Duncan B. Barlow, Master of Unsettling Literature
‘A Dog Between Us’ is His Most Relatable and Most Disturbing Book Yet
Duncan B. Barlow wants his readers to react viscerally, sometimes to revulsion, if at all possible. But it’s not a new trend for him. Barlow spent a couple of decades in the punk-rock scene, most notably with By The Grace of God and through his solo work as D. Biddle. As the publisher of Astrophil Press, he was a particularly vocal champion of surrealist horror writers like Brian Evenson and Matt Bell. If you like those guys, then you know what to expect from Barlow’s work. In Barlow’s new book, A Dog Between Us, he continues to be champion of unsettling literature.

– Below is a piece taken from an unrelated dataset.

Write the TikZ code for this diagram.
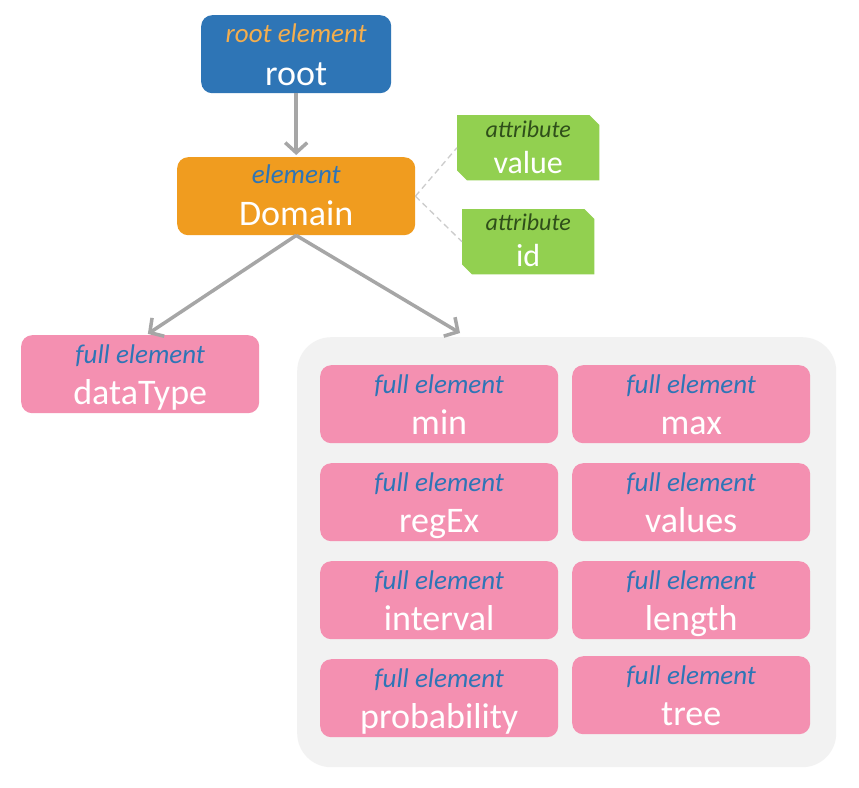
\documentclass[tikz,border=0pt]{standalone}
\usepackage{fontspec}
\setmainfont{Carlito}
\usetikzlibrary{arrows.meta,calc}
\definecolor{rootblue}{HTML}{2E75B6}
\definecolor{domorange}{HTML}{F09C1F}
\definecolor{attrgreen}{HTML}{92D050}
\definecolor{elpink}{HTML}{F490B1}
\definecolor{grpgray}{HTML}{F2F2F2}
\definecolor{arrgray}{HTML}{A6A6A6}
\definecolor{dashgray}{HTML}{CCCCCC}
\definecolor{subblue}{HTML}{2E75B6}
\definecolor{suborange}{HTML}{F4AE4E}
\definecolor{subgreen}{HTML}{2F4F1A}
\tikzset{
  ebox/.style={rounded corners=11pt, inner sep=0pt, anchor=north west, minimum width=238pt, minimum height=78pt},
  abox/.style={inner sep=0pt, minimum height=65pt, anchor=north west},
  subt/.style={font=\fontsize{27}{32}\selectfont\itshape, text=subblue, anchor=base, inner sep=0pt},
  maint/.style={font=\fontsize{36}{42}\selectfont, text=white, anchor=base, inner sep=0pt},
  asub/.style={font=\fontsize{24}{28}\selectfont\itshape, text=subgreen, anchor=base, inner sep=0pt},
  amain/.style={font=\fontsize{32}{38}\selectfont, text=white, anchor=base, inner sep=0pt},
  arr/.style={draw=arrgray, line width=3.5pt, -{Straight Barb[length=10pt,width=22pt,line width=3.5pt]}},
  dashln/.style={draw=dashgray, line width=1.3pt, dash pattern=on 6pt off 4pt}
}
\newcommand\felem[4]{%
  \node[ebox, fill=elpink] (#1) at (#2,#3) {};
  \node[subt] (#1s) at ($(#1.north)+(0,28)$) {full element};
  \node[maint] (#1m) at ($(#1.north)+(0,69)$) {#4};
}
\newcommand\snipfill[1]{%
  \fill[attrgreen] (#1.north west) -- ($(#1.north east)+(-10,0)$) -- ($(#1.north east)+(0,10)$)
    -- (#1.south east) -- ($(#1.south west)+(10,0)$) -- ($(#1.south west)+(0,-10)$) -- cycle;
}
\begin{document}
\begin{tikzpicture}[x=1pt,y=-1pt]
\useasboundingbox[fill=white] (0,0) rectangle (859,787);
% root
\node[ebox, fill=rootblue, minimum width=190pt, minimum height=78pt] (root) at (201,15) {};
\node[subt, text=suborange] (roots) at ($(root.north)+(0,27)$) {root element};
\node[maint] (rootm) at ($(root.north)+(0,70)$) {root};
% domain
\node[ebox, fill=domorange] (dom) at (177,157) {};
\node[subt] (doms) at ($(dom.north)+(0,26)$) {element};
\node[maint] (domm) at ($(dom.north)+(0,68)$) {Domain};
% attributes
\node[abox, minimum width=142pt] (val) at (457,115) {};
\snipfill{val}
\node[asub] (vals) at ($(val.north)+(0,22)$) {attribute};
\node[amain] (valm) at ($(val.north)+(0,58)$) {value};
\node[abox, minimum width=132pt] (idb) at (462,209) {};
\snipfill{idb}
\node[asub] (idbs) at ($(idb.north)+(0,21)$) {attribute};
\node[amain] (idbm) at ($(idb.north)+(0,57)$) {id};
\draw[dashln] (dom.east) -- (val.west);
\draw[dashln] (dom.east) -- (idb.west);
% dataType
\felem{dt}{21}{335}{dataType}
% group
\node[fill=grpgray, rounded corners=34pt, anchor=north west, inner sep=0pt, minimum width=539pt, minimum height=430pt] (grp) at (297,337) {};
\coordinate (gtip) at (460,333);
\felem{emin}{320}{365}{min}
\felem{emax}{572}{365}{max}
\felem{eregex}{320}{463}{regEx}
\felem{evalues}{572}{463}{values}
\felem{einterval}{320}{561}{interval}
\felem{elength}{572}{561}{length}
\felem{eprob}{320}{659}{probability}
\felem{etree}{572}{656}{tree}
% arrows
\draw[arr, shorten >=2pt] (root.south) -- (dom.north);
\draw[arr, shorten >=2pt] (dom.south) -- ($(dt.north)+(6,0)$);
\draw[arr] (dom.south) -- (gtip);
\end{tikzpicture}
\end{document}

Barlow often revels in hallucinatory imagery and grotesqueries. He devoted his previous works, most notably Super Cell Anemia, to unnerving the reader. But his new book looks to affect us more intimately, showing us horrors from our actual lives. Super Cell Anemia and The City, Awake both feel like the work of a provocateur. A Dog Between Us feels like a personal reckoning, tying together those often gruesome prior stories with absurdities that ordinary people face.
A Dog Between Us revolves around Crag, a writer who’s alternately mourning and caring for his father while spiraling through a doomed relationship with Emma, a former lover who has circled back into his life. Barlow uses the conventions of grief and pain as the structural basis of the book. It’s something of a fool’s task to try and lay the book into an exact chronological order. We know at the very beginning that Crag’s father has died. But we spend the next hundred pages watching him die in pieces, in fits and starts, while Crag finds diminishing amounts of solace in Emma in alternating chapters.
What we learn about Emma starts out understandable and reasonable, but we know something is wrong. A particular madness, inherited from her mother, lingers in her bloodstream. Their relationship begins with them finding comfort together, laying very literally with a dog between them, but Barlow has filled everything in this book is with intended resonance, deep foreshadowing, and linguistic punch. When Crag sees a dog that’s nurtured dozens of puppies over the years, he’s ashamed of having brushed over her elongated nipples, alarmed by the extraordinary amount of dogs this creature created and borne.
Barlow tosses in a ghastly story involving Emma’s mother and addiction so off-handedly that it feels at first like a garish afterthought, but reveals something deeper. By the end of the novel, more lives will have ended, and much more grieving will take place. We watch a man die and we watch a relationship curdle.
He uses language that wants to disgust. Skin hangs, droops, goes taut, stretches. It is alternatingly oily, wet, dry, shiny. Everyone is made of bones, and flesh. A lover’s scent is “garlic turned steel,” while a father’s belly sags over his genitals. Barlow’s sentences punch with quick, short jabs that aim for impact, building over a paragraph to something large, significant, affecting, and tangible.
“Language, at least that is what it was meant to be. The click and hiss and oh. But it was sound. Nothing hitting the ear quite right. A mouth hitting the drum on an off rhythm. In the fold of the ear. Hairs and bones. Small, small, small. My skin tingled. Eyes swelled. The skin tightening. Wrinkles smoothing, perhaps. I forgot about the other person in the room. About the television. About the dog nuzzled into my armpit. My muscles contracted. Legs straightened. The light became bearable. The weight of breath impossible.”
A Dog Between Us is about loss, but it is also has a kind of acceptance, gratitude and beauty. When Crag’s father is himself, he’s funny and charming. He shows love to his son in ways absurd and realistic. When Emma is kind, she’s welcoming and warm. And then everything falls apart.
Does all of this sound like a recommendation? Because it is one. I don’t know if you should bring A Dog Between Us to the beach. It’s not a jaunty read for a single afternoon. But it is a book that should be read because it says something significant about grief and how we go through it, awkwardly, with no small amount of disgust and shame. And that’s okay. That’s how grief sometimes works.